I am only a viewer of OTA, so this post is kind of a question and observation, from someone who knows very little. I take from the above post that OFDM requires more power output to cover the same amount of ground? The way someone explain it to me, is that the currently ATSC standard compared to analog is 10 to 1 ratio, is that right? For example 3 KW in the current ATSC standard would be equal to 30 KW in the old analog? Part of the problem with high VHF appears to be the low power level the stations are putting out. For example if you live close to the transmitter, you can get a VHF station with rabbitears, but when you get 25 to 30 miles away, you need a bigger antenna because of the frequency wavelength and the lower power level? So a viewer who was about 30 miles away and once used rabbitears, now need some type of VHF yagi. I am under the impression that because of the current ATSC standard amplification level and possible interference that high band VHF power levels stay lower. Would the fact that the OFDM standard requires more power for coverage solve some of the problems with high VHF? As for UHF and the current ATSC standard. My personal opinion, is that the biggest challenge is dealing with multi-path signals. Analog you could see ghost and adjust the antenna even rabbitears. Today with a signal meter you have know idea if your getting a signal from multiple directions, but often the receiver can’t pick which signal to decode. So for OFDM to work as great mobile platform it has to be able to reject, or at least overcome multi-path signals. Would the OFDM standard work better because it requires more power to cover the same? Does it work better because it needs more amplification?

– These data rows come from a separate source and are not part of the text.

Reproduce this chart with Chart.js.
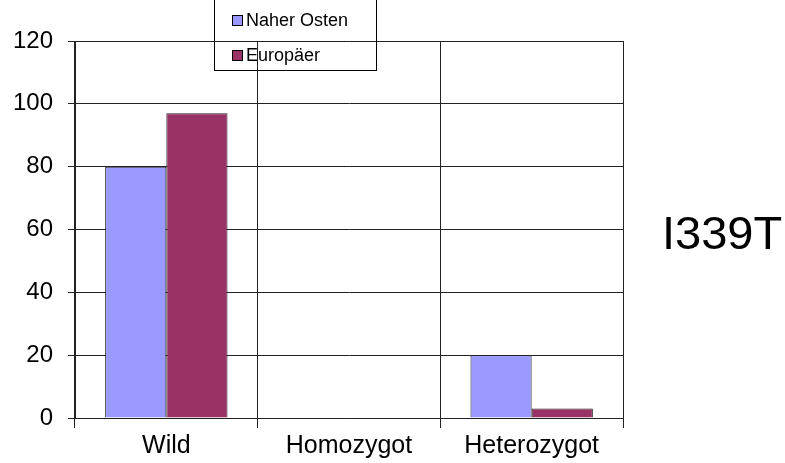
<!DOCTYPE html>
<html>
<head>
<meta charset="utf-8">
<script src="https://cdn.jsdelivr.net/npm/chart.js@4/dist/chart.umd.min.js"></script>
<style>
  html, body { margin: 0; padding: 0; background: #fff; }
  #wrap { width: 785px; height: 463px; }
</style>
</head>
<body>
<div id="wrap"><canvas id="myChart" width="785" height="463"></canvas></div>
<script>
// data
var categories = ["Wild", "Homozygot", "Heterozygot"];
var seriesNames = ["Naher Osten", "Europäer"];
var naherOsten = [80, 0, 20];
var europaer = [97, 0, 3];
var yTicks = [0, 20, 40, 60, 80, 100, 120];
var chartTitle = "I339T";

var barColors = ["#9999FF", "#993366"];
var fontName = "'Liberation Sans', Arial, sans-serif";

// legend box + big title on the right, drawn by hand
var extras = {
    id: "extras",
    afterDraw: function (chart) {
        var ctx = chart.ctx;
        ctx.save();
        // legend (transparent, sits over the plot)
        ctx.strokeStyle = "#000";
        ctx.lineWidth = 1;
        ctx.strokeRect(214.5, -1.5, 162, 72);
        ctx.font = "18px " + fontName;
        ctx.textBaseline = "middle";
        var ys = [20, 55];
        for (let i = 0; i < seriesNames.length; i++) {
            ctx.fillStyle = barColors[i];
            ctx.fillRect(232, ys[i] - 5, 11, 11);
            ctx.strokeStyle = "#000";
            ctx.strokeRect(232.5, ys[i] - 4.5, 10, 10);
            ctx.fillStyle = "#000";
            ctx.fillText(seriesNames[i], 246, ys[i] + 1);
        }
        // title
        ctx.font = "47px " + fontName;
        ctx.textBaseline = "alphabetic";
        ctx.textAlign = "left";
        ctx.fillText(chartTitle, 662, 249);
        ctx.restore();
    }
};

new Chart("myChart", {
    type: "bar",
    data: {
        labels: categories,
        datasets: [{
            label: seriesNames[0],
            data: naherOsten,
            backgroundColor: barColors[0],
            borderColor: "#222",
            borderWidth: 1
        }, {
            label: seriesNames[1],
            data: europaer,
            backgroundColor: barColors[1],
            borderColor: "#222",
            borderWidth: 1
        }]
    },
    options: {
        responsive: false,
        animation: false,
        layout: { padding: { left: 0, right: 162, top: 41, bottom: 0 } },
        datasets: { bar: { categoryPercentage: 0.67, barPercentage: 1.0 } },
        plugins: {
            legend: { display: false },
            title: { display: false },
            tooltip: { enabled: false }
        },
        scales: {
            x: {
                grid: { offset: true, color: "#222", lineWidth: 1, tickLength: 10, drawTicks: true },
                border: { color: "#222" },
                ticks: { color: "#000", font: { family: fontName, size: 25 }, padding: 3 },
                afterFit: function (scale) { scale.height = 45; }
            },
            y: {
                min: 0,
                max: 120,
                afterBuildTicks: function (scale) {
                    scale.ticks = yTicks.map(v => ({ value: v }));
                },
                grid: { color: "#222", lineWidth: 1, tickLength: 7 },
                border: { color: "#222" },
                ticks: { color: "#000", font: { family: fontName, size: 24 }, padding: 15 },
                afterFit: function (scale) { scale.width = 75; }
            }
        }
    },
    plugins: [extras]
});
</script>
</body>
</html>
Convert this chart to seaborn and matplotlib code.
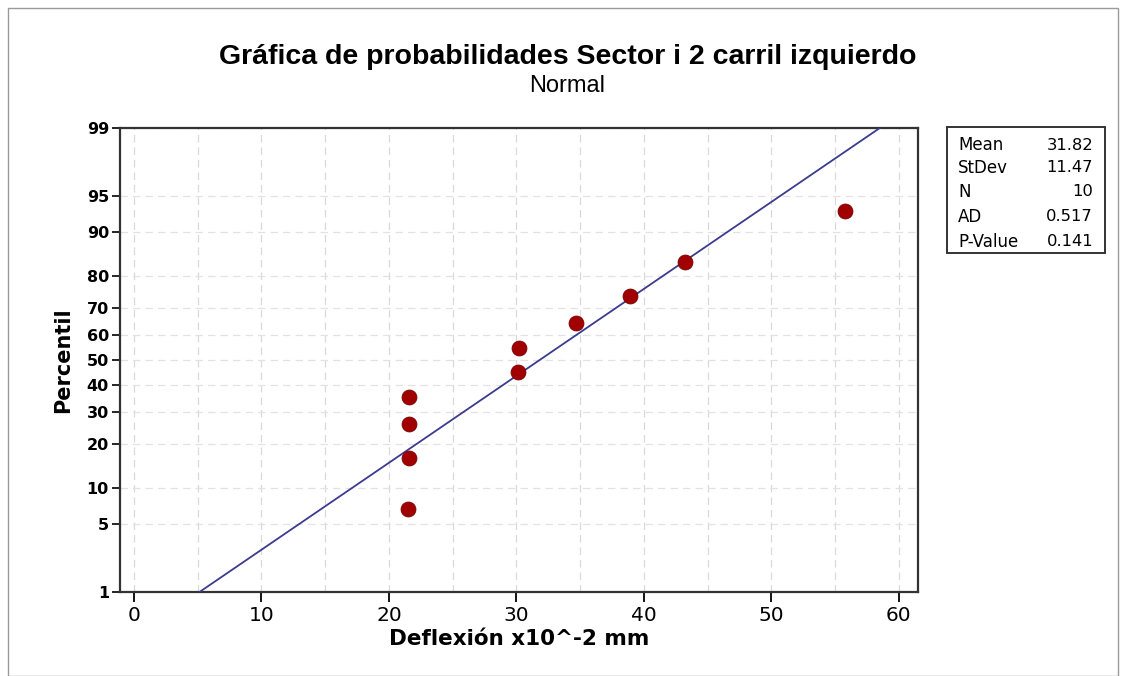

    Alray Johnson Sr. says:

    July 4, 2013 at 6:37 pm

    In reply to MrChips’ remark: “As for UHF and the current ATSC standard. My personal opinion, is that the biggest challenge is dealing with multi-path signals. Analog you could see ghost and adjust the antenna even rabbitears. Today with a signal meter you have know idea if your getting a signal from multiple directions, but often the receiver can’t pick which signal to decode.” Over at the PLAYOUT blog (link on the sidebar to the right) I saw a few posts down below a post about wiflow tv, which appears to have nailed exactly the issue you referred, the issue of multipath ATSC signals. Not sure the details though. SR

    Trudy Rubin says:

    July 5, 2013 at 7:09 am

    Thanks SR. That was the first time I look at the Playout Blog, it was interesting.

antonio berretta says:

July 5, 2013 at 11:01 am

When did this guy become the expert on anything???